Lana Del Rey’s ninth studio album, “Did You Know That There’s a Tunnel Under Ocean Blvd,” was released nearly one month ago, and I still struggle to find the words to properly describe it. It’s a religious experience, a self-referential work of art, an awe-inspiring masterpiece that charts its own course against the blueprint of the pop music genre, and an imperfect album that finds perfection in its flaws.
The album is a continuation of the maturation of Del Rey’s songwriting and overall sound, as first seen with “Norman Fucking Rockwell” and continued in her 2021 albums, “Blue Bannisters” and “Chemtrails Over the Country Club.” Unlike her previous albums, however, “Ocean Blvd,” is her most personal album to date — so personal that simply listening to it feels intrusively intimate. The album departs from her signature worldbuilding, with many of the songs on the tracklist made by Del Rey singing whatever came to mind into her Voice Notes app and sending those to Drew Erickson, one of the producers of the album. This gives the album an emotionally raw feeling and fills it with imperfections that add to its mystique and make it truly moving.

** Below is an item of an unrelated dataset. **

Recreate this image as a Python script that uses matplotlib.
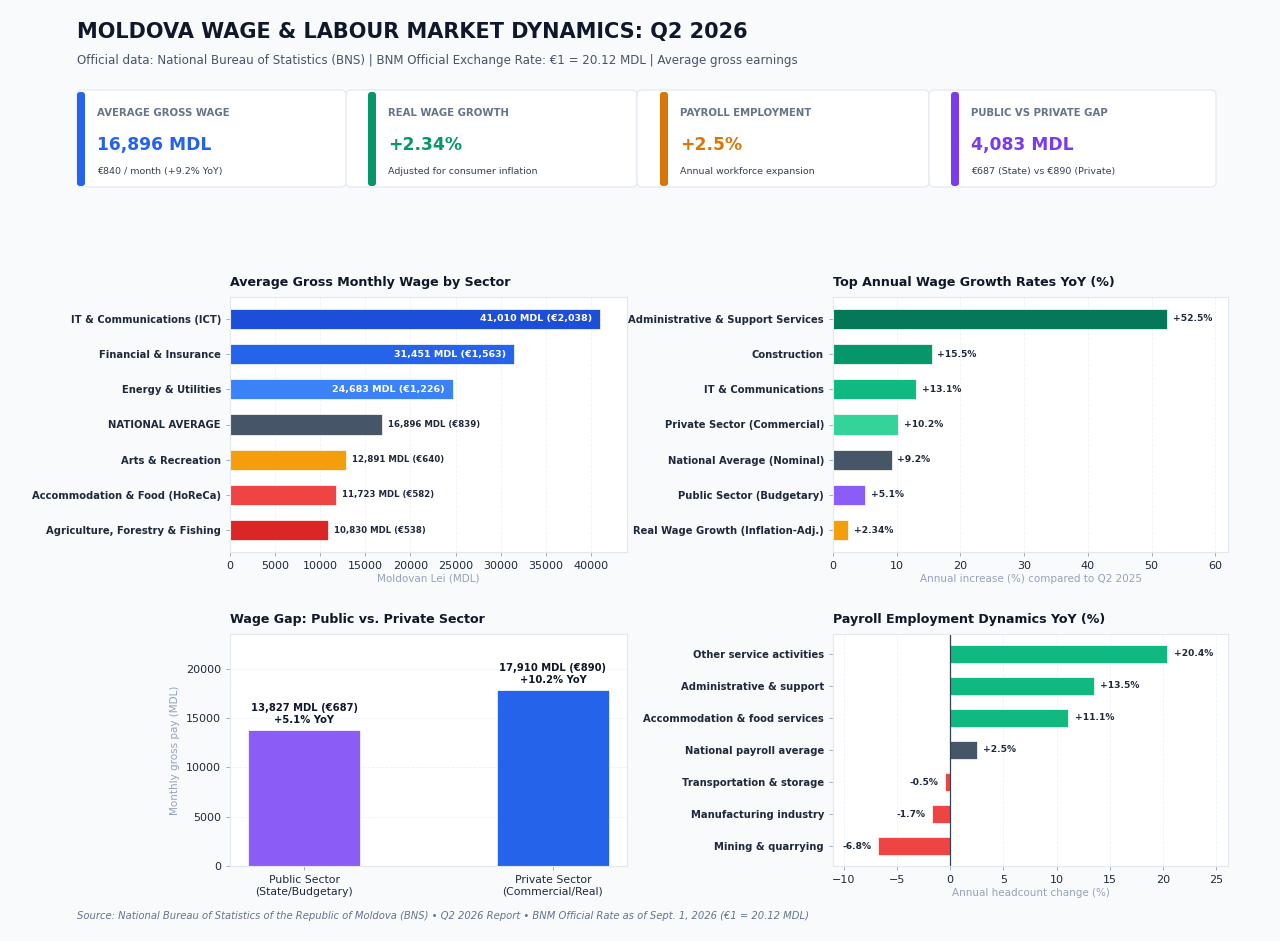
import numpy as np
import matplotlib
matplotlib.use("Agg")
import matplotlib.pyplot as plt
from matplotlib.patches import FancyBboxPatch

plt.rcParams['font.family'] = ['DejaVu Sans']

RATE = 20.12

# KPI cards
card_labels = ["AVERAGE GROSS WAGE", "REAL WAGE GROWTH", "PAYROLL EMPLOYMENT", "PUBLIC VS PRIVATE GAP"]
card_values = ["16,896 MDL", "+2.34%", "+2.5%", "4,083 MDL"]
card_subs = ["€840 / month (+9.2% YoY)", "Adjusted for consumer inflation",
             "Annual workforce expansion", "€687 (State) vs €890 (Private)"]
card_colors = ["#2563eb", "#059669", "#d97706", "#7c3aed"]

# sector wages
sectors = ["IT & Communications (ICT)", "Financial & Insurance", "Energy & Utilities",
           "NATIONAL AVERAGE", "Arts & Recreation", "Accommodation & Food (HoReCa)",
           "Agriculture, Forestry & Fishing"]
wages = [41010, 31451, 24683, 16896, 12891, 11723, 10830]
wage_colors = ["#1d4ed8", "#2563eb", "#3b82f6", "#475569", "#f59e0b", "#ef4444", "#dc2626"]

# growth rates
growth_cats = ["Administrative & Support Services", "Construction", "IT & Communications",
               "Private Sector (Commercial)", "National Average (Nominal)",
               "Public Sector (Budgetary)", "Real Wage Growth (Inflation-Adj.)"]
growth_vals = [52.5, 15.5, 13.1, 10.2, 9.2, 5.1, 2.34]
growth_labels = ["+52.5%", "+15.5%", "+13.1%", "+10.2%", "+9.2%", "+5.1%", "+2.34%"]
growth_colors = ["#047857", "#059669", "#10b981", "#34d399", "#475569", "#8b5cf6", "#f59e0b"]

# public vs private
gap_cats = ["Public Sector\n(State/Budgetary)", "Private Sector\n(Commercial/Real)"]
gap_vals = [13827, 17910]
gap_yoy = [5.1, 10.2]
gap_colors = ["#8b5cf6", "#2563eb"]

# employment
emp_cats = ["Other service activities", "Administrative & support", "Accommodation & food services",
            "National payroll average", "Transportation & storage", "Manufacturing industry",
            "Mining & quarrying"]
emp_vals = [20.4, 13.5, 11.1, 2.5, -0.5, -1.7, -6.8]

BG = "#f8fafc"
DARK = "#0f172a"
TXT = "#1e293b"
MUTED = "#94a3b8"
GRIDC = "#e2e8f0"

fig = plt.figure(figsize=(12.8, 9.41), dpi=100, facecolor=BG)

# overlay for header / cards (pixel coordinates)
ov = fig.add_axes([0, 0, 1, 1], zorder=0)
ov.set_xlim(0, 1280)
ov.set_ylim(941, 0)
ov.axis("off")
ov.patch.set_alpha(0)

ov.text(77, 32, "MOLDOVA WAGE & LABOUR MARKET DYNAMICS: Q2 2026", fontsize=15, fontweight="bold",
        color=DARK, va="center", ha="left")
ov.text(77, 60, "Official data: National Bureau of Statistics (BNS) | BNM Official Exchange Rate: €1 = 20.12 MDL | Average gross earnings",
        fontsize=8.6, color="#475569", va="center", ha="left")

box_left = [77, 346, 637, 929, 1216]
strip_x = [77, 368, 660, 951]
for i in range(4):
    ov.add_patch(FancyBboxPatch((box_left[i], 90), box_left[i + 1] - box_left[i], 97,
                                boxstyle="round,pad=0,rounding_size=5", facecolor="white",
                                edgecolor=GRIDC, linewidth=0.8))
    ov.add_patch(FancyBboxPatch((strip_x[i], 92), 8, 94, boxstyle="round,pad=0,rounding_size=3",
                                facecolor=card_colors[i], edgecolor="none"))
    tx = strip_x[i] + 20
    ov.text(tx, 113, card_labels[i], fontsize=7.3, fontweight="bold", color="#64748b", va="center")
    ov.text(tx, 145, card_values[i], fontsize=12.3, fontweight="bold", color=card_colors[i], va="center")
    ov.text(tx, 171, card_subs[i], fontsize=6.8, color="#334155", va="center")

ov.text(77, 916, "Source: National Bureau of Statistics of the Republic of Moldova (BNS) • Q2 2026 Report • BNM Official Rate as of Sept. 1, 2026 (€1 = 20.12 MDL)",
        fontsize=7.2, style="italic", color="#64748b", va="center")


def style(ax, gridaxis):
    ax.set_facecolor("white")
    for s in ax.spines.values():
        s.set_color(GRIDC)
        s.set_linewidth(0.8)
    ax.grid(axis=gridaxis, linestyle="--", color="#eef2f6", linewidth=0.6)
    ax.set_axisbelow(True)
    ax.tick_params(axis="both", labelsize=8, colors=TXT, length=3, width=0.6)
    ax.tick_params(axis="both", color="#94a3b8")


ax1 = fig.add_axes([230 / 1280, 1 - 552 / 941, 397 / 1280, 255 / 941], zorder=2)
ax2 = fig.add_axes([833 / 1280, 1 - 552 / 941, 395 / 1280, 255 / 941], zorder=2)
ax3 = fig.add_axes([230 / 1280, 1 - 866 / 941, 397 / 1280, 232 / 941], zorder=2)
ax4 = fig.add_axes([833 / 1280, 1 - 866 / 941, 395 / 1280, 232 / 941], zorder=2)

# panel 1
style(ax1, "x")
y = np.arange(len(sectors))
ax1.barh(y, wages, height=0.58, color=wage_colors, edgecolor="white", linewidth=0.5)
ax1.set_yticks(y)
ax1.set_yticklabels(sectors, fontsize=7.2, fontweight="bold")
ax1.invert_yaxis()
ax1.set_xlim(0, 44000)
for i, v in enumerate(wages):
    lab = f"{v:,} MDL (€{int(v / RATE):,})"
    if v > 20000:
        ax1.text(v - 900, i, lab, ha="right", va="center", color="white", fontsize=6.8, fontweight="bold")
    else:
        ax1.text(v + 650, i, lab, ha="left", va="center", color=TXT, fontsize=6.2, fontweight="bold")
ax1.set_xlabel("Moldovan Lei (MDL)", fontsize=7.5, color=MUTED, labelpad=2)
ax1.set_title("Average Gross Monthly Wage by Sector", loc="left", fontsize=9.1, fontweight="bold",
              color=DARK, pad=8)

# panel 2
style(ax2, "x")
y = np.arange(len(growth_cats))
ax2.barh(y, growth_vals, height=0.58, color=growth_colors, edgecolor="white", linewidth=0.5)
ax2.set_yticks(y)
ax2.set_yticklabels(growth_cats, fontsize=7.2, fontweight="bold")
ax2.invert_yaxis()
ax2.set_xlim(0, 62)
for i, v in enumerate(growth_vals):
    ax2.text(v + 0.9, i, growth_labels[i], ha="left", va="center", color=TXT, fontsize=6.6, fontweight="bold")
ax2.set_xlabel("Annual increase (%) compared to Q2 2025", fontsize=7.5, color=MUTED, labelpad=2)
ax2.set_title("Top Annual Wage Growth Rates YoY (%)", loc="left", fontsize=9.1, fontweight="bold",
              color=DARK, pad=8)

# panel 3
style(ax3, "y")
x = np.arange(len(gap_cats))
ax3.bar(x, gap_vals, width=0.45, color=gap_colors, edgecolor="white", linewidth=0.5)
ax3.set_xticks(x)
ax3.set_xticklabels(gap_cats, fontsize=7.8)
ax3.set_ylim(0, 23550)
for i, v in enumerate(gap_vals):
    ax3.text(i, v + 500, f"{v:,} MDL (€{int(v / RATE)})\n+{gap_yoy[i]}% YoY", ha="center", va="bottom",
             fontsize=7.2, fontweight="bold", color=DARK, linespacing=1.25)
ax3.set_ylabel("Monthly gross pay (MDL)", fontsize=7.5, color=MUTED)
ax3.set_title("Wage Gap: Public vs. Private Sector", loc="left", fontsize=9.1, fontweight="bold",
              color=DARK, pad=8)

# panel 4
style(ax4, "x")
y = np.arange(len(emp_cats))
emp_colors = ["#475569" if c == "National payroll average" else ("#10b981" if v > 0 else "#ef4444")
              for c, v in zip(emp_cats, emp_vals)]
ax4.barh(y, emp_vals, height=0.58, color=emp_colors, edgecolor="white", linewidth=0.5)
ax4.axvline(0, color="#334155", linewidth=0.9)
ax4.set_yticks(y)
ax4.set_yticklabels(emp_cats, fontsize=7.2, fontweight="bold")
ax4.invert_yaxis()
ax4.set_xlim(-11, 26.1)
for i, v in enumerate(emp_vals):
    if v >= 0:
        ax4.text(v + 0.6, i, f"+{v}%", ha="left", va="center", color=TXT, fontsize=6.6, fontweight="bold")
    else:
        ax4.text(v - 0.6, i, f"{v}%", ha="right", va="center", color=TXT, fontsize=6.6, fontweight="bold")
ax4.set_xlabel("Annual headcount change (%)", fontsize=7.5, color=MUTED, labelpad=2)
ax4.set_title("Payroll Employment Dynamics YoY (%)", loc="left", fontsize=9.1, fontweight="bold",
              color=DARK, pad=8)

fig.savefig("out.png", dpi=100, facecolor=BG)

“Ocean Blvd” roots itself in Americana and alternative pop, drawing on influences from gospel folk — that is best seen in the opening track “The Grants” — and trap — which is most prominently showcased in the second single of the album, “A&W.” Sonically, the album is most comparable to Del Rey’s latest works, with the trap influences signaling a return to a sound that hasn’t been touched by the songwriter in depth since her 2015 album “Lust for Life.”
The album is a 16-track set comprised of 14 songs and two interludes. Some listeners have found the first interlude, “Judah Smith Interlude,” unsettling, as it consists of a recording of Hollywood pastor Judah Smith giving a sermon, the only additional sound being occasional laughter and comments from Del Rey backed by light piano. This interlude helps drive home the religious and spiritual feeling of the album that is already garnered through the gospel influences found throughout its songs.
The album also features interpolations of Del Rey’s previous work throughout its tracks creating a kind of Lana musical mythology that is self-referential. “A&W” features an interpolation of the song “Norman Fucking Rockwell,” and “Taco Truck x VB” contains the original demo version of “Venice Bitch.”
Going with the theme of embracing imperfection, in the titular single “Did You Know That There’s a Tunnel Under Ocean Blvd,” Lana can be heard taking a deep breath at the start of the track and at certain points, breaks in her voice can be heard. These quirks and so-called flaws can be heard throughout the album’s tracklist, which create this intimate and personal feel to the listening experience.
Even when diverging from her normal planned out songwriting process, Del Rey manages to set the bar and clear it with plenty of room. Composing some of the most beautifully emotionally expressive songs of her whole career — to the point where she has become her own reference — “Ocean Blvd,” abandons all notions of what a pop album should be and marks its own course in music, striking a balance between its personal vibe and its ability to strike at the emotional core of any listener. No amount of words can do the album the proper justice it deserves, so to end my attempt at capturing the majestic glory of “Ocean Blvd,” I will simply say this: Lana served down the house. Mother really mothered with this one.